RNA-seq / Count aligned reads per genes with HTSeq

Description

Given mapped reads in a BAM file, this tool counts how many reads map to each gene using Ensembl gene location information.

Parameters

Reference organism (...) [homo sapiens]
Chromosome names in my BAM file look like (chr1, 1) [1]
Does the alignment file contain paired-end data (yes, no) [no]
Is the data stranded and how (yes, no, reverse) [no]
Mode to handle reads overlapping more than one gene (union, intersection-strict, intersection-nonempty) [union]
Minimum mapping quality (0-100) [10]
Feature type to count (exon, CDS) [exon]
Feature ID to use (gene_id, transcript_id, gene_name, transcript_name, protein_name) [gene_id]
Add chromosomal coordinates to the count table (yes, no) [yes]

Details

By default the GFF attribute gene_id is used as a feature ID. Several GFF lines (e.g. exons) with the same feature ID will be considered as parts of the same feature, and the feature ID is used to identify the counts in the output table. In other words, a gene is considered as a union of all its exons. There are three different modes to handle reads which overlap with more than one gene. These are illustrated in the HTSeq manual.

If your RNA-seq data was produced with a stranded protocol, it is important that you select the correct strandedness option in the parameter "Is the data stranded and how", as this affects the counting:

If you select NO, a read will be counted for a gene regardless of which strand it maps to.
If you select YES and you have single end data, the read has to map to the same strand as the gene. For paired end data, the first read of a pair has to map to the same strand as the gene, and the second read has to map to the opposite strand.
If you select REVERSE and you have paired end data, the second read has to map to the same strand as the gene, and the first read has to map to the opposite strand.

For example, if your paired end data was produced with an Illumina TruSeq Stranded kit, you have to select REVERSE here. You also have to make sure before that when you map the reads to the reference genome with TopHat, you set the parameter "Library type" to "fr-firststrand". Correspondingly, if you used "fr-secondstrand" as "Library type" in TopHat, select YES here. For "fr-unstranded" in TopHat, use NO here. You can read more about stranded data here.

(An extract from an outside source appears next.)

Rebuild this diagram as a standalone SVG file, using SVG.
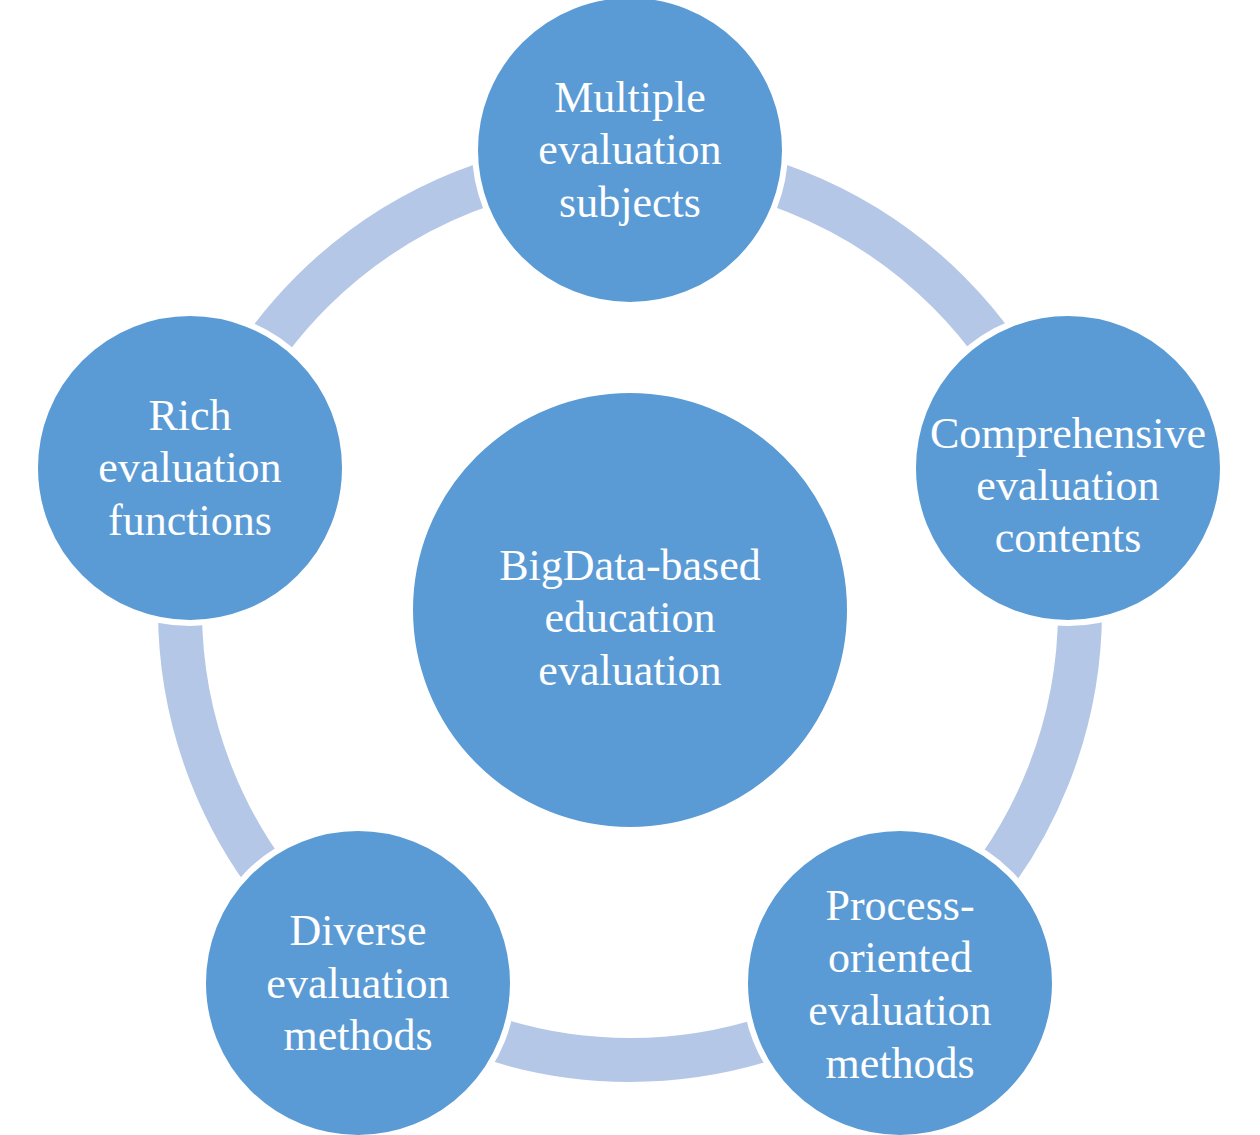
<svg xmlns="http://www.w3.org/2000/svg" width="1260" height="1135" viewBox="0 0 1260 1135">
<style>
.node{fill:#5B9BD5;stroke:#FFFFFF;stroke-width:6}
.lbl{font-family:"Liberation Serif","Times New Roman",serif;font-size:44px;fill:#FFFFFF;text-anchor:middle}
</style>
<rect width="1260" height="1135" fill="#FFFFFF"/>
<g id="connectors">
<circle cx="630" cy="610" r="450" fill="none" stroke="#B4C7E7" stroke-width="44"/>
</g>
<g id="center">
<circle class="node" cx="630" cy="610" r="220"/>
<text class="lbl" x="630"><tspan x="630" y="580">BigData-based</tspan><tspan x="630" y="632">education</tspan><tspan x="630" y="685">evaluation</tspan></text>
</g>
<g id="n-top">
<circle class="node" cx="630" cy="150" r="155"/>
<text class="lbl"><tspan x="630" y="112">Multiple</tspan><tspan x="630" y="164">evaluation</tspan><tspan x="630" y="217">subjects</tspan></text>
</g>
<g id="n-right">
<circle class="node" cx="1068" cy="468" r="155"/>
<text class="lbl"><tspan x="1068" y="448">Comprehensive</tspan><tspan x="1068" y="500">evaluation</tspan><tspan x="1068" y="552">contents</tspan></text>
</g>
<g id="n-bottom-right">
<circle class="node" cx="900" cy="983" r="155"/>
<text class="lbl"><tspan x="900" y="920">Process-</tspan><tspan x="900" y="972">oriented</tspan><tspan x="900" y="1025">evaluation</tspan><tspan x="900" y="1078">methods</tspan></text>
</g>
<g id="n-bottom-left">
<circle class="node" cx="358" cy="983" r="155"/>
<text class="lbl"><tspan x="358" y="945">Diverse</tspan><tspan x="358" y="998">evaluation</tspan><tspan x="358" y="1050">methods</tspan></text>
</g>
<g id="n-left">
<circle class="node" cx="190" cy="468" r="155"/>
<text class="lbl"><tspan x="190" y="430">Rich</tspan><tspan x="190" y="482">evaluation</tspan><tspan x="190" y="535">functions</tspan></text>
</g>
</svg>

You can add genomic location information to the count table. This enables the edgeR and DESeq tools to create a BED file of the differentially expressed genes, which allows you to visualize them easily in the genome browser.

Output

Output is a table with counts for each gene. In order to use the output for differential expression analysis in edgeR or DESeq, you need to select all the samples and run the tool "Utilities - Define NGS experiment".

The tool also generates a separate text file (htseq-count-info.txt) listing how many reads

could not be assigned to any gene (no_feature)
mapped to a location containing several genes and were hence not counted (ambiguous)
had too low alignment quality (too_low_aQual)
were not aligned (not_aligned)
had more than one alignment (alignment_not_unique)

References

This tool is based on the HTSeq package by Simon Anders.